Preliminarily, we note that the statements concerning the “better approach” and the “proper procedure” on which Father relies constituted dicta. In both cases, while the appeal was pending, the juvenile courts’ prognostications came true: in In re B.D., an adoptive home was found to take all five children, and in In re Salvador M., the grandmother’s home study was approved. Accordingly, in both cases, the lower court rulings were affirmed. Something similar has occurred here. While this appeal was pending, we took judicial notice of the April 7, 2015 order naming the paternal aunt as G.H.’s legal guardian. Thus, the more tenuous of the prospective permanent plans for the siblings -- G.H.’s placement -- has been resolved. The court’s implicit finding that Santino and Molly would be adopted by paternal relatives who would support continuing the sibling connection was not speculative. At the time of the February 4 hearing, Santino and Molly had been with the A.’s for two years -- most of their young lives -- and were bonded to them and thriving in their home. It was unlikely that the court would remove them.
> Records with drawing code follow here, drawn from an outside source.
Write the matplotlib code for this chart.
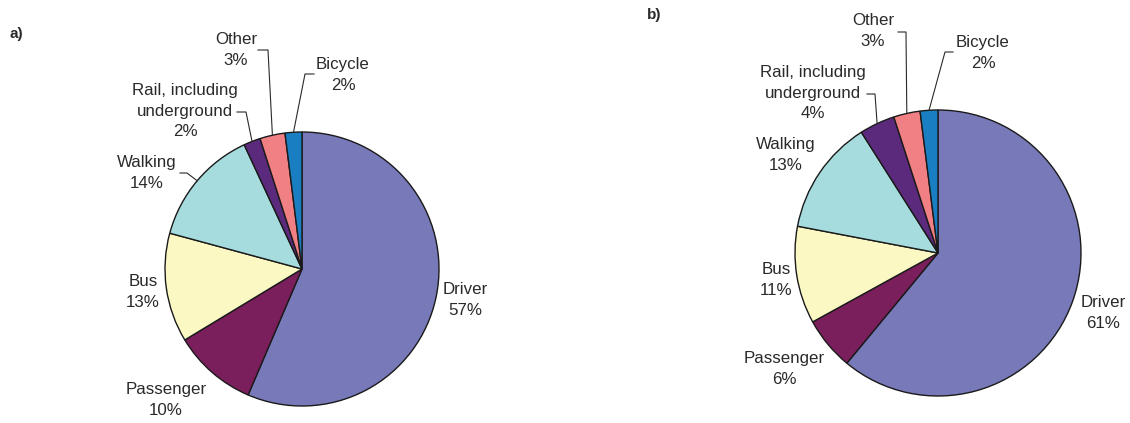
import numpy as np
import matplotlib
matplotlib.use("Agg")
import matplotlib.pyplot as plt

plt.rcParams['font.family'] = ['Liberation Sans', 'DejaVu Sans']

modes = ['Driver', 'Passenger', 'Bus', 'Walking',
         'Rail, including\nunderground', 'Other', 'Bicycle']
share_a = [57, 10, 13, 14, 2, 3, 2]
share_b = [61, 6, 11, 13, 4, 3, 2]
colors = ['#7879b9', '#7b1e5c', '#fbf8c4', '#a6dcdd', '#5b2a7d', '#f08083', '#1a7fc2']

H = 423
TXT = '#2a2a2a'

# layout in pixel coords (x, y from top): pie centre / radius, label centres, leader elbows
layout_a = dict(
    center=(302, 269), radius=137, tag=(16, 34), tag_text='a)',
    labels=[(465, 300), (166, 400), (143, 292), (147, 173), (185, 111), (236, 50), (343, 75)],
    leaders={3: [(180, 173), (187, 173)], 4: [(237, 112), (246, 112)],
             5: [(258, 50), (268, 50)], 6: [(314, 74), (305, 74)]},
)
layout_b = dict(
    center=(938, 253), radius=143, tag=(654, 15), tag_text='b)',
    labels=[(1103, 313), (784, 369), (776, 280), (786, 155), (813, 93), (873, 31), (983, 53)],
    leaders={4: [(867, 94), (875, 94)], 5: [(898, 32), (906, 32)],
             6: [(953, 52), (945, 52)]},
)

fig = plt.figure(figsize=(11.3, 4.23), dpi=100)
ax = fig.add_axes([0, 0, 1, 1])


def draw(values, lay):
    cx, cy = lay['center']
    r = lay['radius']
    wedges, _ = ax.pie(values, colors=colors, startangle=90, counterclock=False,
                       center=(cx, H - cy), radius=r,
                       wedgeprops=dict(edgecolor='#1a1a1a', linewidth=1.0))
    for i, (name, v) in enumerate(zip(modes, values)):
        lx, ly = lay['labels'][i]
        ax.text(lx, H - ly, '%s\n%d%%' % (name, v), ha='center', va='center',
                multialignment='center', fontsize=12.2, color=TXT, linespacing=1.45)
        if i in lay['leaders']:
            w = wedges[i]
            mid = np.deg2rad((w.theta1 + w.theta2) / 2)
            ex = cx + r * np.cos(mid)
            ey = (H - cy) + r * np.sin(mid)
            pts = lay['leaders'][i]
            xs = [p[0] for p in pts] + [ex]
            ys = [H - p[1] for p in pts] + [ey]
            ax.plot(xs, ys, color='#2a2a2a', linewidth=0.8)
    tx, ty = lay['tag']
    ax.text(tx, H - ty, lay['tag_text'], ha='center', va='center',
            fontsize=11, fontweight='bold', color=TXT)


draw(share_a, layout_a)
draw(share_b, layout_b)

ax.set_xlim(0, 1130)
ax.set_ylim(0, H)
ax.set_aspect('auto')
ax.axis('off')

fig.savefig('out.png', dpi=100, facecolor='white')
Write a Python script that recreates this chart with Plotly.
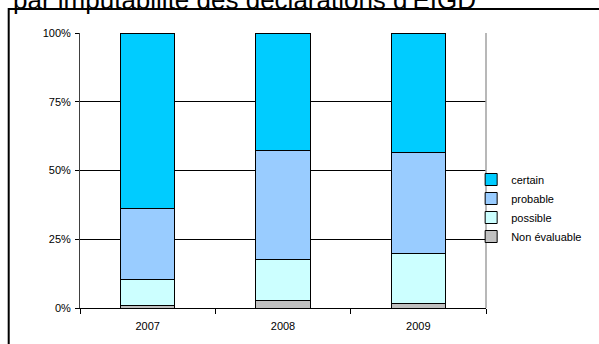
import plotly.graph_objects as go

years = ["2007", "2008", "2009"]
non_evaluable = [0.9, 2.9, 1.5]
possible = [9.3, 14.8, 18.2]
probable = [26.1, 39.4, 36.7]
certain = [63.7, 42.9, 43.6]
y_ticks = [0, 25, 50, 75, 100]
y_tick_labels = ["0%", "25%", "50%", "75%", "100%"]

series = [
    ("Non évaluable", non_evaluable, "#C0C0C0"),
    ("possible", possible, "#CCFFFF"),
    ("probable", probable, "#99CCFF"),
    ("certain", certain, "#00CCFF"),
]

title_text = "par imputabilité des déclarations d'EIGD"
font_family = "Arial, Liberation Sans, sans-serif"

fig = go.Figure()
for name, vals, color in series:
    fig.add_trace(go.Bar(
        x=years, y=vals, name=name,
        marker=dict(color=color, line=dict(color="#000000", width=1)),
        width=0.4,
    ))

L, R, T, B = 80, 109, 33, 36
W, H = 599, 344
pw, ph = W - L - R, H - T - B

def px_x(p):
    return (p - L) / pw

def px_y(p):
    return (H - B - p) / ph

fig.update_layout(
    width=W, height=H,
    margin=dict(l=L, r=R, t=T, b=B),
    barmode="stack",
    bargap=0.6,
    paper_bgcolor="white",
    plot_bgcolor="white",
    font=dict(family=font_family, size=11, color="#000000"),
    showlegend=True,
    legend=dict(
        x=px_x(475), y=px_y(208), xanchor="left", yanchor="middle",
        traceorder="reversed", font=dict(size=11, color="#000000"),
        bgcolor="rgba(0,0,0,0)", itemwidth=30,
    ),
    xaxis=dict(
        type="category", tickson="boundaries", ticks="outside", ticklen=5,
        tickcolor="#000000", showline=True, linecolor="#000000", linewidth=1,
        showgrid=False, tickfont=dict(size=11, color="#000000"),
        ticklabelstandoff=8,
    ),
    yaxis=dict(
        range=[0, 100], tickmode="array", tickvals=y_ticks, ticktext=y_tick_labels,
        ticks="outside", ticklen=4, tickcolor="#000000",
        showline=True, linecolor="#404040", linewidth=1,
        showgrid=True, gridcolor="#000000", gridwidth=1,
        zeroline=False, tickfont=dict(size=11, color="#000000"),
        ticklabelstandoff=2,
    ),
    shapes=[
        dict(type="line", xref="paper", yref="paper", x0=1, x1=1, y0=0, y1=1,
             line=dict(color="#A0A0A0", width=1.5)),
        dict(type="rect", xref="paper", yref="paper",
             x0=px_x(8), x1=px_x(640), y0=px_y(9), y1=px_y(380),
             line=dict(color="#000000", width=2)),
    ],
    annotations=[
        dict(text=title_text, xref="paper", yref="paper",
             x=px_x(10), y=px_y(17), xanchor="left", yanchor="bottom",
             showarrow=False, font=dict(size=26, family=font_family, color="#000000")),
    ],
)

fig.write_html(
    "out.html",
    config={"displayModeBar": False},
    post_script="document.body.style.margin='0';document.body.style.overflow='hidden';",
)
Finally, the cases are distinguishable because here, the court implicitly found -- and the evidence supports -- no strong sibling connection from the perspective of Santino and Molly, and no detriment to them exceeding the benefits of being in a stable home if the connection were severed. It follows that the court was under no obligation to continue the hearing to ensure that the tentative permanent plans for the children would become permanent prior to terminating parental rights over the younger children.
DISPOSITION
The order terminating parental rights is affirmed.
We concur: EPSTEIN, P. J., COLLINS, J.